3. Results and Discussion

3.1. Meteorological Condition, Air Pollution, and Mortality Rate in Seoul, Korea

3.1.1. Status of Meteorological Conditions

Meteorological conditions were investigated through temperature, precipitation, wind speed, and wind direction in Seoul, Korea. Between 2008 and 2018, 101 heat-wave and 42 cold-surge days occurred (Table 1). A heat wave was classified as more than two days of maximum daily temperatures above 33 °C [21]. A cold surge in this work is when the daily minimum temperature is below −12 °C, or if the daily minimum temperature is below −3 °C and 10 °C lower than the daily minimum temperature of the previous day [21]. Heat waves occurred mostly in July and August with one in May and three in June. Cold surges occurred in January, February, and December.
To investigate the seasonal variations of extreme meteorological events, monthly average meteorological variables were plotted separately for heat waves, cold surges, and other days (Figure 2). Figure 2 does not contain the monthly average for meteorological variables in May for heat waves because only one heat wave was observed in that month. Average temperatures on cold-surge days were lower by as much as 8.4 °C, 8.7 °C, and 7.2 °C, respectively, than on other days in January, February, and December, respectively (Figure 2). Average temperatures on heat-wave days were higher by as much as 2.9 °C, 4.0 °C, and 4.4 °C, respectively, than on other days in June, July, and August.
Daily average precipitation was lower by as much as 0.34 mm, 0.76 mm, and 0.74 mm on cold-surge days, respectively, in January, February, and December than on other days (Figure 2). In addition, daily average precipitation on heat-wave days in June, July, and August was also lower than on other days by as much as 4.4 mm, 13.3 mm, and 8.9 mm, respectively. When precipitation occurs in summer, it often lowers the temperature because evaporation absorbs the latent heat. Conversely, winter precipitation, which includes snow as well as rain, sometimes increases temperature because it releases latent heat through the sublimation of the snow. Thus, precipitation was relatively lower on both cold-surge and heat-wave days than on other days.
Monthly average wind speed was higher by as much as 0.27 m/s, 0.92 m/s, and 1.1 m/s on cold-surge days, respectively, in January, February, and December than on other days (Figure 2). However, wind speed was lower by as much as 0.01 m/s, 0.61 m/s, and 0.48 m/s on heat-wave days, respectively, in June, July, and August (Figure 2).
The wind direction is represented using wind rose chart (Figure 2). The wind direction is divided into 16 directions in the chart. The length of each “spoke” of the wind rose in Figure 2 is proportional to the frequency that the wind blew from a particular direction. Each spoke is divided into colored bands to illustrate the ranges of wind speed. A wind speed less than 0.5 m/s is called a calm wind. The wind direction and speed of calm winds are not represented using a spoke. Instead, frequency of calm winds is designated inside a small circle in the center. Figure 2 shows that the percentage of calm wind is 3% in spring, and the westerly wind is prevalent. The wind direction during heat waves was similar to that on other days in summer, but the percentage of calm wind increased from 3% on other days during summer to 5% during heat waves. The major wind direction includes westerly and northeasterly in fall. The average wind direction in Seoul is westerly in winter, and strong northwesterly wind was particularly prevalent during cold surges (Figure 2).
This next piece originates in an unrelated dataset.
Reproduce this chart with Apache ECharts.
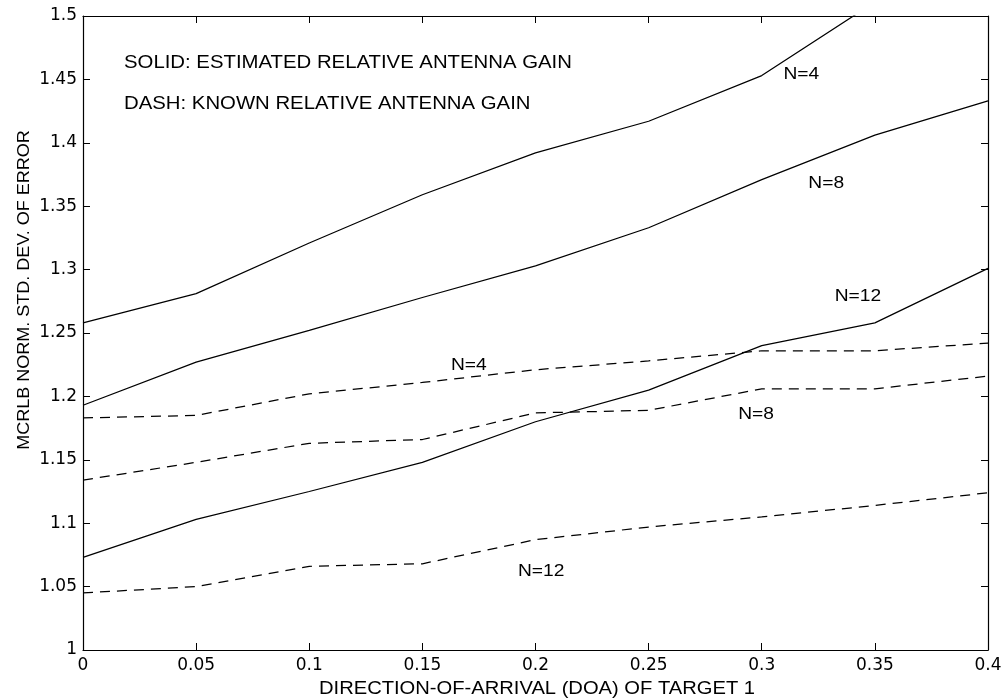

3.1.2. Status of Air Quality

Among the various kinds of air pollutants, eight—sulfur dioxide (SO2), carbon monoxide (CO), nitrogen oxides (NOx), ozone (O3), PM10, PM2.5, lead (Pb), and benzene (C6H6)—are classified as criteria pollutants in Korea. The air quality standards for lead and benzene are based on only the annual average concentrations; those of other pollutants are based on their 1-h, 8-h, or 24-h average values (Table 2).
Monthly average concentrations and one standard deviation of criteria pollutants except Pb and C6H6, which have only annual air quality standards, were examined (Figure 3). Monthly average PM10 levels are relatively high in spring and have a distinct seasonal variation. The 24-h average PM10 concentration added by one standard deviation is higher than the air quality standard in February, indicating PM10 levels exceeded the standard. PM10 levels during cold surges or heat waves were compared with those on other days. Monthly average PM10 concentrations on days of cold surges were lower than those on other days in January, February, and December by as much as 18.2 μg/m3, 12.6 μg/m3, and 17.2 μg/m3, respectively. Average PM10 levels on days during heat waves were higher in June and August than on other days by as much as 1.6 μg/m3 and 3.5 μg/m3, respectively, and lower in July than on other July days by as much as 1.0 μg/m3. Thus, the differences were more noticeable on days during cold surges.
Concentrations of many types of pollutants are relatively high in winter (Figure 3). One reason is that air pollution is concentrated in the lower troposphere in winter because of a low mixing layer. Another reason is that the inversion layer, in which temperature increases with height, is often formed near the surface in winter. Then, the atmosphere becomes quite stable, and air pollution cannot be easily moved to surrounding areas. However, from time to time, cold surges originating in the Siberian area contribute to decreased pollutant concentrations in winter partly because the region has few emission sources, or relatively strong wind accompanied by cold surges wash out the air pollution [27,28]. For example, the daily average PM10 concentrations were 45 μg∙m−3 on 14 January 2017, when the daily temperature dropped to −8.3 °C. Whereas, the daily average PM10 level was 114 μg∙m−3 on 2 January 2017, when the daily average temperature was 5.2 °C.
The PM2.5 concentration was also relatively high in spring, but the seasonal difference with PM2.5 was less obvious than with PM10. The length of the rods in Figure 3 signify one standard deviation. Average concentrations added by one standard deviation exceeded the air quality standard except in July, August, September, and October, indicating a need for an immediate reduction. Monthly average PM2.5 concentrations during cold surges were lower than those on other days by as much as 6.6 μg/m3, 8.0 μg/m3, and 12.4 μg/m3 in January, February, and December, respectively. Average PM2.5 levels on days during heat waves exceeded those on other days by as much as 1.8 μg/m3, 0.5 μg/m3, and 5.3 μg/m3 in June, July, and August.
Fine particle concentrations are particularly high in spring, partly because of Asian dust originating from China and the deserts of Mongolia and Kazakhstan, all located to the west of Korea (Figure 4). Because of the desertification caused by deforestation and climate change, episodes of Asian dust occur more often and last longer than in the past. Asian dust is carried to Korea by prevailing westerlies in spring as illustrated by the wind rose chart (Figure 2). Fine particle concentrations significantly decrease in summer partly because of the heavy precipitation. Average precipitation in the two summer months of July and August accounts for 547 mm of the 1006 mm of annual precipitation in Korea. Accordingly, wet scavenging significantly decreases air pollutant levels in July and in August.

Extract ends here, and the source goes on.